§ What to do
Filter the entries below, keeping only lines with the word "Convert".

§ Records shown
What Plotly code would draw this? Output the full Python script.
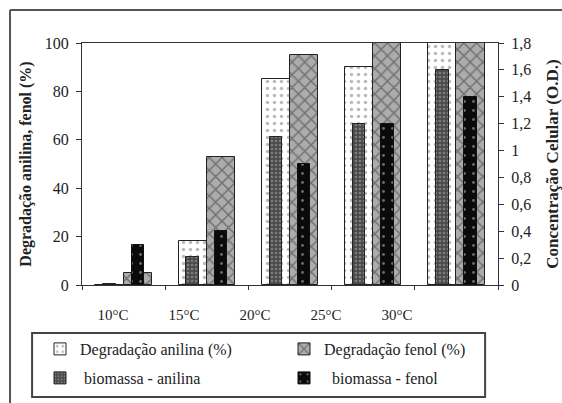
import plotly.graph_objects as go

# Temperatures and measured values
temps = ["10°C", "15°C", "20°C", "25°C", "30°C"]
deg_anilina = [0, 18, 85, 90, 100]        # Degradação anilina (%)
deg_fenol = [5, 53, 95, 100, 100]         # Degradação fenol (%)
bio_anilina = [0.01, 0.21, 1.1, 1.2, 1.6]  # biomassa - anilina (O.D.)
bio_fenol = [0.3, 0.4, 0.9, 1.2, 1.4]     # biomassa - fenol (O.D.)

FONT = "Liberation Serif, Times New Roman, serif"
WIDE = 0.34
NARROW = 0.15

fig = go.Figure()

fig.add_trace(go.Bar(
    x=temps, y=deg_anilina, name="Degradação anilina (%)",
    width=WIDE, offset=-WIDE, legend="legend",
    marker=dict(color="white", line=dict(color="#222", width=1),
                pattern=dict(shape=".", bgcolor="white", fgcolor="#777",
                             size=7, solidity=0.2)),
))
fig.add_trace(go.Bar(
    x=temps, y=deg_fenol, name="Degradação fenol (%)",
    width=WIDE, offset=0, legend="legend2",
    marker=dict(color="#aaaaaa", line=dict(color="#222", width=1),
                pattern=dict(shape="x", bgcolor="#acacac", fgcolor="#333333",
                             size=9, solidity=0.3)),
))
fig.add_trace(go.Bar(
    x=temps, y=bio_anilina, name=" biomassa - anilina", yaxis="y2",
    width=NARROW, offset=-WIDE / 2 - NARROW / 2, legend="legend3",
    marker=dict(color="#555", line=dict(color="#222", width=1),
                pattern=dict(shape=".", bgcolor="#4a4a4a", fgcolor="#b0b0b0",
                             size=4, solidity=0.35)),
))
fig.add_trace(go.Bar(
    x=temps, y=bio_fenol, name="  biomassa - fenol", yaxis="y2",
    width=NARROW, offset=WIDE / 2 - NARROW / 2, legend="legend4",
    marker=dict(color="black", line=dict(color="#111", width=1),
                pattern=dict(shape=".", bgcolor="#0a0a0a", fgcolor="#cccccc",
                             size=9, solidity=0.08)),
))
# carrier for the temperature label axis
fig.add_trace(go.Scatter(x=temps, y=[None] * len(temps), xaxis="x3",
                         showlegend=False, hoverinfo="skip"))

legend_font = dict(family=FONT, size=16, color="#222")


def legend_at(x, y):
    return dict(xref="container", yref="container", x=x, y=y,
                xanchor="left", yanchor="middle", orientation="h",
                bgcolor="rgba(0,0,0,0)", font=legend_font)


fig.update_layout(
    width=562, height=403,
    margin=dict(l=82, r=64, t=43, b=118, autoexpand=False),
    paper_bgcolor="white", plot_bgcolor="white",
    barmode="overlay", bargap=0,
    separators=", ",
    font=dict(family=FONT, size=15, color="#222"),
    xaxis=dict(range=[-0.5, 4.5], showticklabels=False, tickson="boundaries",
               ticks="outside", ticklen=4, tickcolor="#333",
               showline=True, linecolor="#333", linewidth=1, mirror=True,
               showgrid=False, zeroline=False, automargin=False),
    xaxis3=dict(overlaying="x", anchor="y", side="bottom",
                range=[-0.437, 5.423], showline=False, ticks="",
                showgrid=False, zeroline=False, ticklabelstandoff=19,
                automargin=False,
                tickfont=dict(family=FONT, size=15, color="#222")),
    yaxis=dict(range=[0, 100], dtick=20, ticks="outside", ticklen=5,
               tickcolor="#333", showline=True, linecolor="#333",
               showgrid=False, zeroline=False, automargin=False,
               ticklabelstandoff=4,
               tickfont=dict(family=FONT, size=16),
               title=dict(text="<b>Degradação anilina, fenol (%)</b>",
                          font=dict(family=FONT, size=16), standoff=9)),
    yaxis2=dict(range=[0, 1.8], dtick=0.2, overlaying="y", side="right",
                ticks="outside", ticklen=5, tickcolor="#333",
                showline=True, linecolor="#333", automargin=False,
                showgrid=False, zeroline=False, ticklabelstandoff=4,
                tickfont=dict(family=FONT, size=16),
                title=dict(text="<b>Concentração Celular (O.D.)</b>",
                           font=dict(family=FONT, size=17), standoff=15)),
    legend=legend_at(40 / 562, 1 - 349 / 403),
    legend2=legend_at(284 / 562, 1 - 349 / 403),
    legend3=legend_at(40 / 562, 1 - 378 / 403),
    legend4=legend_at(284 / 562, 1 - 378 / 403),
    shapes=[
        # legend frame
        dict(type="rect", xref="paper", yref="paper",
             x0=-0.120, x1=0.969, y0=-0.463, y1=-0.198,
             line=dict(color="#444", width=2)),
        # outer figure frame (top and left)
        dict(type="line", xref="paper", yref="paper",
             x0=-0.173, x1=1.2, y0=1.136, y1=1.136,
             line=dict(color="#555", width=2)),
        dict(type="line", xref="paper", yref="paper",
             x0=-0.173, x1=-0.173, y0=1.136, y1=-0.6,
             line=dict(color="#555", width=2)),
    ],
)

fig.write_html("out.html")
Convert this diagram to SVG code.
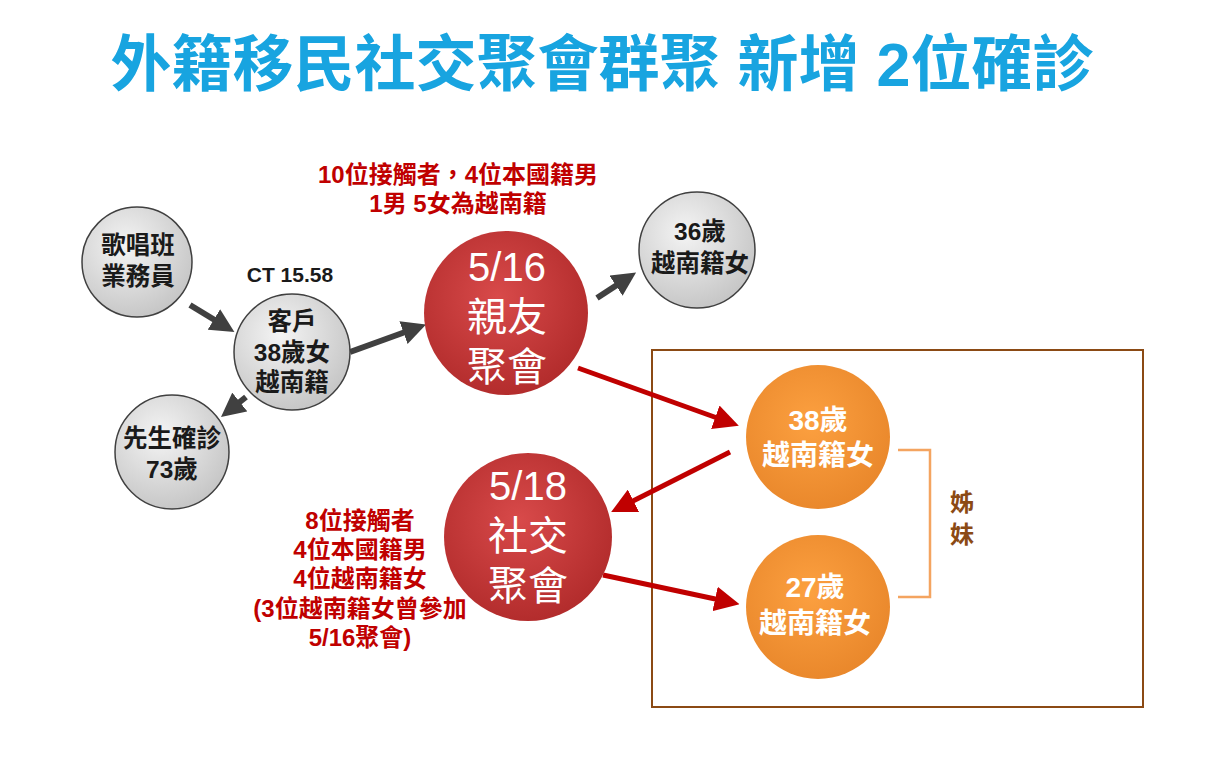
<svg xmlns="http://www.w3.org/2000/svg" width="1205" height="758" viewBox="0 0 1205 758">
<style>
text{font-family:"Liberation Sans","Noto Sans CJK TC",sans-serif;font-weight:bold;text-anchor:middle}
.g{fill:url(#gg);stroke:#404040;stroke-width:1.5}
.r{fill:url(#rg)}
.o{fill:url(#og)}
.k{fill:#1a1a1a;font-size:24.5px}
.w{fill:#fff;font-weight:normal;font-size:40px}
.wo{fill:#fff;font-size:28px}
.rt{fill:#C00000;font-size:24px}
.ga{stroke:#404040;stroke-width:6;fill:none;marker-end:url(#ag)}
.ra{stroke:#C00000;stroke-width:5;fill:none;marker-end:url(#ar)}
</style>
<defs>
<radialGradient id="gg" cx="0.4" cy="0.35" r="0.7"><stop offset="0" stop-color="#f4f4f4"/><stop offset="1" stop-color="#c4c4c4"/></radialGradient>
<radialGradient id="rg" cx="0.45" cy="0.4" r="0.65"><stop offset="0" stop-color="#d84a4a"/><stop offset="1" stop-color="#b02a2a"/></radialGradient>
<radialGradient id="og" cx="0.45" cy="0.4" r="0.65"><stop offset="0" stop-color="#fca040"/><stop offset="1" stop-color="#e8862a"/></radialGradient>
<marker id="ag" viewBox="0 0 10 10" refX="2" refY="5" markerWidth="4" markerHeight="4" orient="auto"><path d="M0,0L10,5L0,10z" fill="#404040"/></marker>
<marker id="ar" viewBox="0 0 10 10" refX="2" refY="5" markerWidth="5" markerHeight="5" orient="auto"><path d="M0,0L10,5L0,10z" fill="#C00000"/></marker>
</defs>
<rect width="1205" height="758" fill="#fff"/>
<text x="602" y="86" style="font-size:61px;fill:#18A4E0">外籍移民社交聚會群聚 新增 2位確診</text>
<rect x="652" y="350" width="491" height="357" fill="none" stroke="#8B4A14" stroke-width="2"/>
<g id="connectors">
<line class="ga" x1="190" y1="305" x2="218" y2="322"/>
<line class="ga" x1="350" y1="352" x2="408" y2="331"/>
<line class="ga" x1="246" y1="397" x2="236" y2="405"/>
<line class="ga" x1="597" y1="298" x2="620" y2="283"/>
<line class="ra" x1="578" y1="368" x2="720" y2="419"/>
<line class="ra" x1="730" y1="452" x2="629" y2="503"/>
<line class="ra" x1="603" y1="575" x2="720" y2="600"/>
<path d="M898,450H930V597H898" fill="none" stroke="#F4A460" stroke-width="2.5"/>
</g>
<g id="n1"><circle class="g" cx="137" cy="262" r="55"/><text class="k" x="138" y="254">歌唱班</text><text class="k" x="138" y="285">業務員</text></g>
<g id="n2"><text class="k" x="290" y="282" style="font-size:21px">CT 15.58</text><circle class="g" cx="292" cy="352" r="58"/><text class="k" x="292" y="330">客戶</text><text class="k" x="292" y="361">38歲女</text><text class="k" x="292" y="391">越南籍</text></g>
<g id="n3"><circle class="g" cx="172" cy="452" r="57"/><text class="k" x="172" y="447">先生確診</text><text class="k" x="172" y="478">73歲</text></g>
<g id="n4"><text class="rt" x="458" y="183">10位接觸者，4位本國籍男</text><text class="rt" x="458" y="212">1男 5女為越南籍</text><circle class="r" cx="506" cy="313" r="82"/><text class="w" x="507" y="281">5/16</text><text class="w" x="507" y="331">親友</text><text class="w" x="507" y="381">聚會</text></g>
<g id="n5"><circle class="g" cx="697" cy="250" r="58"/><text class="k" x="700" y="240">36歲</text><text class="k" x="700" y="272">越南籍女</text></g>
<g id="n6"><circle class="o" cx="818" cy="437" r="72"/><text class="wo" x="818" y="430">38歲</text><text class="wo" x="818" y="465">越南籍女</text></g>
<g id="n7"><text class="rt" x="360" y="529">8位接觸者</text><text class="rt" x="360" y="558">4位本國籍男</text><text class="rt" x="360" y="587">4位越南籍女</text><text class="rt" x="360" y="617">(3位越南籍女曾參加</text><text class="rt" x="360" y="646">5/16聚會)</text><circle class="r" cx="528" cy="537" r="84"/><text class="w" x="528" y="500">5/18</text><text class="w" x="528" y="550">社交</text><text class="w" x="528" y="600">聚會</text></g>
<g id="n8"><circle class="o" cx="818" cy="607" r="72"/><text class="wo" x="815" y="597">27歲</text><text class="wo" x="815" y="633">越南籍女</text></g>
<g id="sis"><text x="962" y="511" style="font-size:24px;fill:#8B4A14">姊</text><text x="962" y="543" style="font-size:24px;fill:#8B4A14">妹</text></g>
</svg>
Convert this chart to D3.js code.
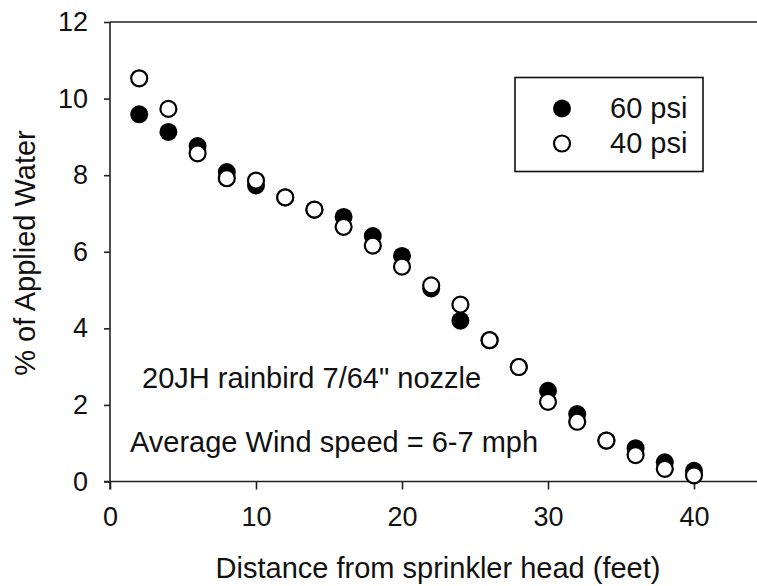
<!DOCTYPE html>
<html>
<head>
<meta charset="utf-8">
<script src="https://cdnjs.cloudflare.com/ajax/libs/d3/7.8.5/d3.min.js"></script>
<style>
    body { margin: 0; background: #fff; }
    #chart-area { width: 757px; height: 586px; }
    text { font-family: "Liberation Sans", Arial, sans-serif; fill: #111; }
</style>
</head>
<body>
<div id="chart-area"></div>
<script>

// data
let distances = [2, 4, 6, 8, 10, 12, 14, 16, 18, 20, 22, 24, 26, 28, 30, 32, 34, 36, 38, 40];
let psi60 = [9.59, 9.13, 8.76, 8.08, 7.73, 7.42, 7.10, 6.91, 6.41, 5.89, 5.04, 4.20, 3.69, 2.99, 2.37, 1.76, 1.07, 0.87, 0.50, 0.28];
let psi40 = [10.53, 9.73, 8.57, 7.92, 7.86, 7.42, 7.10, 6.65, 6.16, 5.61, 5.12, 4.62, 3.69, 2.99, 2.08, 1.56, 1.07, 0.69, 0.33, 0.16];
let xTicks = [0, 10, 20, 30, 40];
let yTicks = [0, 2, 4, 6, 8, 10, 12];
let seriesNames = ["60 psi", "40 psi"];
let notes = ["20JH rainbird 7/64\" nozzle", "Average Wind speed = 6-7 mph"];


class SprinklerPlot {

    constructor(parentElement) {
        this.parentElement = parentElement;
        this.initVis();
    }

    initVis() {
        let vis = this;

        vis.width = 757;
        vis.height = 586;
        vis.margin = {top: 22, right: 0, bottom: 104.5, left: 110};

        vis.svg = d3.select("#" + vis.parentElement).append("svg")
            .attr("width", vis.width)
            .attr("height", vis.height);

        // scales - x goes past 40 and gets cut at the right edge
        vis.x = d3.scaleLinear()
            .domain([0, 40])
            .range([vis.margin.left, 694]);

        vis.y = d3.scaleLinear()
            .domain([0, 12])
            .range([vis.height - vis.margin.bottom, vis.margin.top]);

        vis.wrangleData();
    }

    wrangleData() {
        let vis = this;

        vis.series = [
            {name: seriesNames[0], filled: true, values: distances.map((d, i) => ({x: d, y: psi60[i]}))},
            {name: seriesNames[1], filled: false, values: distances.map((d, i) => ({x: d, y: psi40[i]}))}
        ];

        vis.updateVis();
    }

    updateVis() {
        let vis = this;
        let x0 = vis.x(0), y0 = vis.y(0), yTop = vis.y(12);

        // x axis
        let xAxis = d3.axisBottom(vis.x)
            .tickValues(xTicks)
            .tickSize(8)
            .tickPadding(17)
            .tickFormat(d3.format("d"));

        let gx = vis.svg.append("g")
            .attr("transform", `translate(0, ${y0})`)
            .call(xAxis);
        gx.select(".domain").remove();
        gx.append("line")
            .attr("x1", x0 - 6).attr("x2", vis.width)
            .attr("stroke", "#222").attr("stroke-width", 1.6);

        // y axis
        let yAxis = d3.axisLeft(vis.y)
            .tickValues(yTicks)
            .tickSize(6)
            .tickPadding(16);

        let gy = vis.svg.append("g")
            .attr("transform", `translate(${x0}, 0)`)
            .call(yAxis);
        gy.select(".domain").remove();
        gy.append("line")
            .attr("y1", yTop).attr("y2", y0 + 8)
            .attr("stroke", "#222").attr("stroke-width", 1.6);

        vis.svg.selectAll(".tick line").attr("stroke", "#222").attr("stroke-width", 1.6);
        vis.svg.selectAll(".tick text")
            .style("font-size", "27px")
            .attr("fill", "#111");

        // top frame line
        vis.svg.append("line")
            .attr("x1", x0).attr("x2", vis.width)
            .attr("y1", yTop).attr("y2", yTop)
            .attr("stroke", "#222").attr("stroke-width", 1.6);

        // axis titles
        vis.svg.append("text")
            .attr("x", 438)
            .attr("y", 578)
            .attr("text-anchor", "middle")
            .style("font-size", "29px")
            .text("Distance from sprinkler head (feet)");

        vis.svg.append("text")
            .attr("transform", `translate(35, 253) rotate(-90)`)
            .attr("text-anchor", "middle")
            .style("font-size", "29px")
            .text("% of Applied Water");

        // points, open markers drawn last so they sit on top
        vis.series.forEach(s => {
            vis.svg.append("g")
                .selectAll("circle")
                .data(s.values)
                .enter()
                .append("circle")
                .attr("cx", d => vis.x(d.x))
                .attr("cy", d => vis.y(d.y))
                .attr("r", s.filled ? 9 : 8)
                .attr("fill", s.filled ? "#000" : "#fff")
                .attr("stroke", "#000")
                .attr("stroke-width", s.filled ? 0 : 2.2);
        });

        // notes
        vis.svg.append("text")
            .attr("x", 142).attr("y", 388)
            .style("font-size", "29px")
            .text(notes[0]);
        vis.svg.append("text")
            .attr("x", 130).attr("y", 452)
            .style("font-size", "29px")
            .text(notes[1]);

        // legend
        vis.legend = vis.svg.append("g")
            .attr("class", "legend")
            .attr("transform", "translate(515, 77.5)");

        vis.legend.append("rect")
            .attr("width", 188)
            .attr("height", 94)
            .attr("fill", "#fff")
            .attr("stroke", "#111")
            .attr("stroke-width", 1.6);

        let items = vis.legend.selectAll(".legend-item")
            .data(vis.series)
            .enter()
            .append("g")
            .attr("class", "legend-item")
            .attr("transform", (d, i) => `translate(0, ${31 + i * 35})`);

        items.append("circle")
            .attr("cx", 47)
            .attr("r", d => d.filled ? 9 : 8)
            .attr("fill", d => d.filled ? "#000" : "#fff")
            .attr("stroke", "#000")
            .attr("stroke-width", d => d.filled ? 0 : 2.2);

        items.append("text")
            .attr("x", 95)
            .attr("y", 9)
            .style("font-size", "29px")
            .text(d => d.name);
    }
}

new SprinklerPlot("chart-area");

</script>
</body>
</html>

§ Final result
Convert this diagram to SVG code.
Convert this chart to D3.js code.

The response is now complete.